Hoarding or tossing the gravel in lifeLeftover "stuff" can play havoc with lives in more ways than one—and not all physical.
By: Monica Isley, Lake County News Chronicle
As I backed my scooter out of the garage, pushing with my feet, they kept slipping on the loose sand and gravel that had accumulated over the winter.
The words of a biker friend from Ohio immediately came to mind. "Be careful about the road surface in the spring," he said. "That loose gravel will send your bike sprawling faster than anything."
With that in mind, I watched the road carefully as I took off on my first ride of the season, turning corners and accelerating with care. In a car, I never would have noticed that gravel. I noticed it now.
Most of it is still there, and will be until the city crews have a chance to finish the street sweeping. They'll scoop up and dispose of all of winter's detritus, so helpful a few months ago, so unnecessary now.
Leftover "stuff" can play havoc with lives in more ways than one—and not all physical. I've never forgotten a little bit of wisdom I found in a book during Morning Prayer one day. It said that the ancient spiritual writers warned about "morning demons," those trials, troubles and grievances from the day before that could poison the new day.
Some people wake up with hurtful conversations still replaying in their mind; with slights from coworkers or family members still playing in their emotional theater.
Leave the old stuff behind and start afresh, the writers advised. It doesn't mean simply sweeping things under the rug. Some things deserve to be remembered, as a caution if nothing else. But they don't have to determine what kind of day we'll have today.
At the same time, I know people who anticipate their demons. A friend who recently applied for a new job, which gave him an employment possibility he hadn't had until then, was really down in the dumps when I talked with him.
"I might not get it," he said. "Then where will I apply?"
I told him to be happy for the opportunity, and let the results take care of itself when it happened. Or, if he's going to play what-if, tell himself that he could just as easily be the one who's hired.
Some people won't try new things because they might not work; they won't get excited about new plans because of anticipated roadblocks. They're the people who are glum on Saturday morning because they have only two days before they have to go to work again on Monday.
And believe it or not, I've actually heard someone grumbling about summer because "it's so short and winter will be here before we know it."

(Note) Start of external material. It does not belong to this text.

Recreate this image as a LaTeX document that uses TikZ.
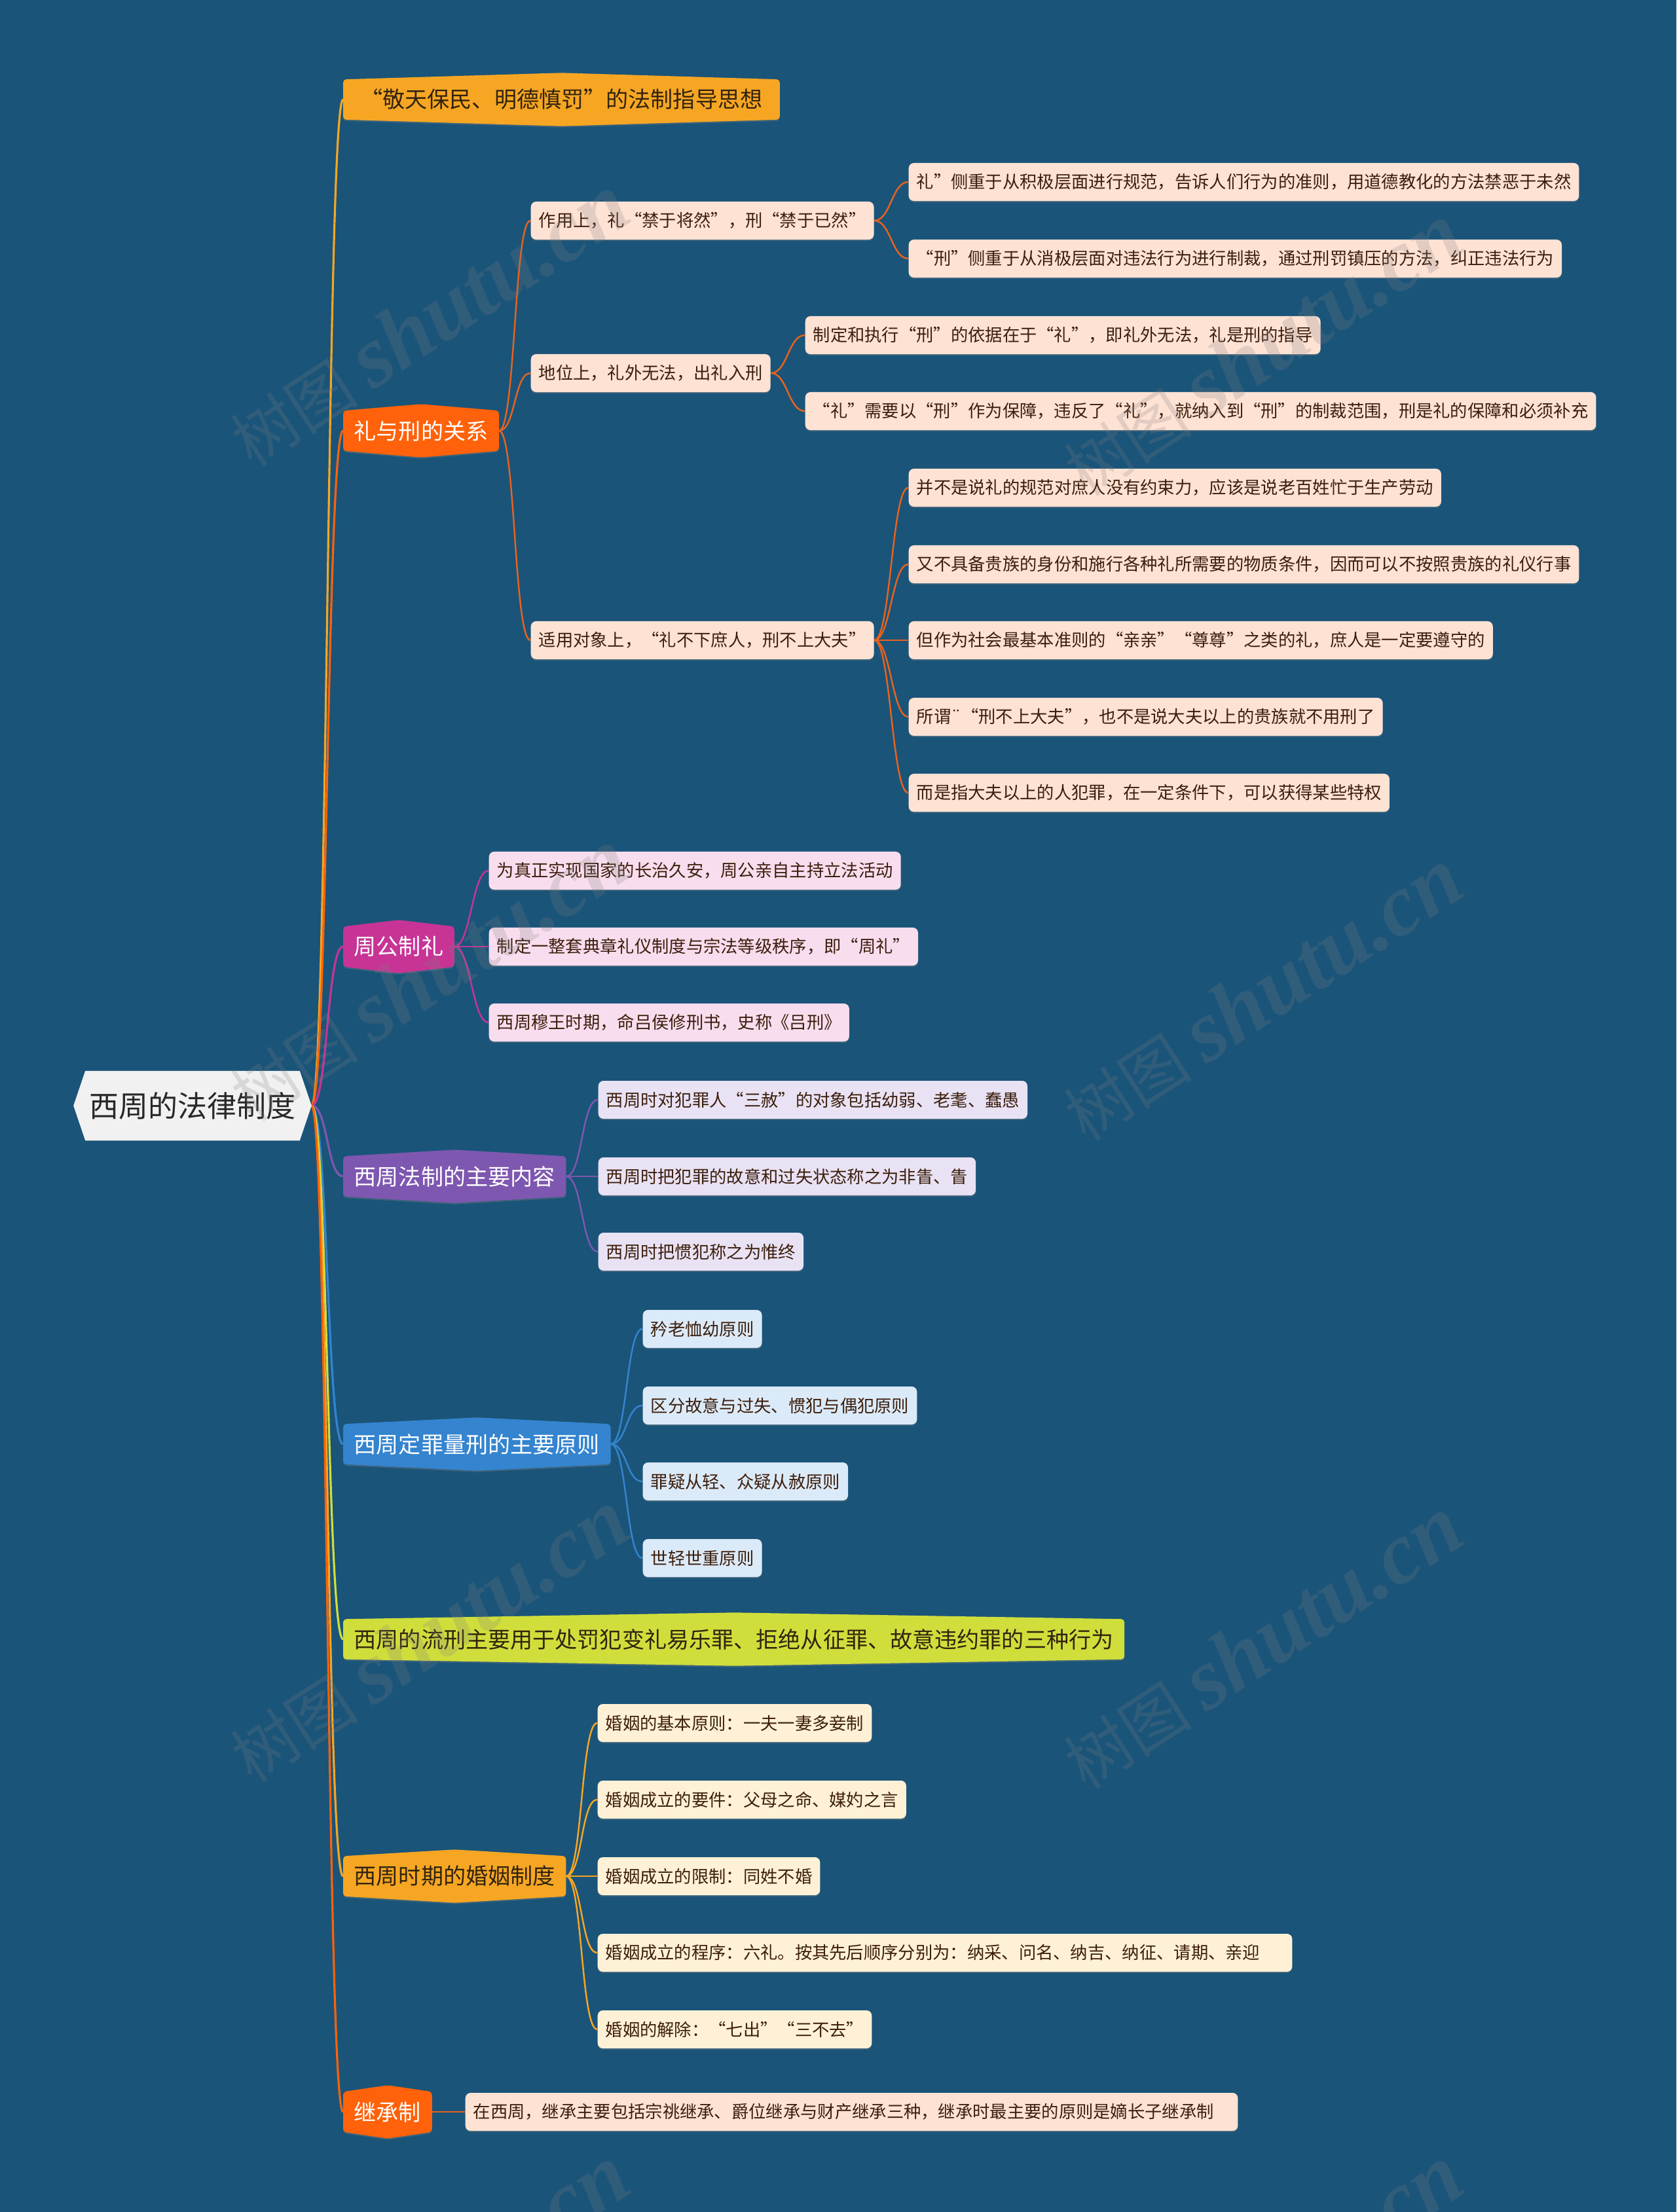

My oft-quoted favorite saying comes into play here: "Yesterday is history, tomorrow is a mystery, today is a gift. That's why it's called the present." Unpleasant things have happened in the past, and they will undoubtedly happen in the future. But so did happy things, and so they will again. I choose to focus on those.
"It's my choice whether I'm going to be happy or sad," I told a friend recently. "It all depends on what I choose to focus on."
So, I'm watchful of the loose gravel. But the ride is good nevertheless, and I know it will be smoother eventually. That's today's gift.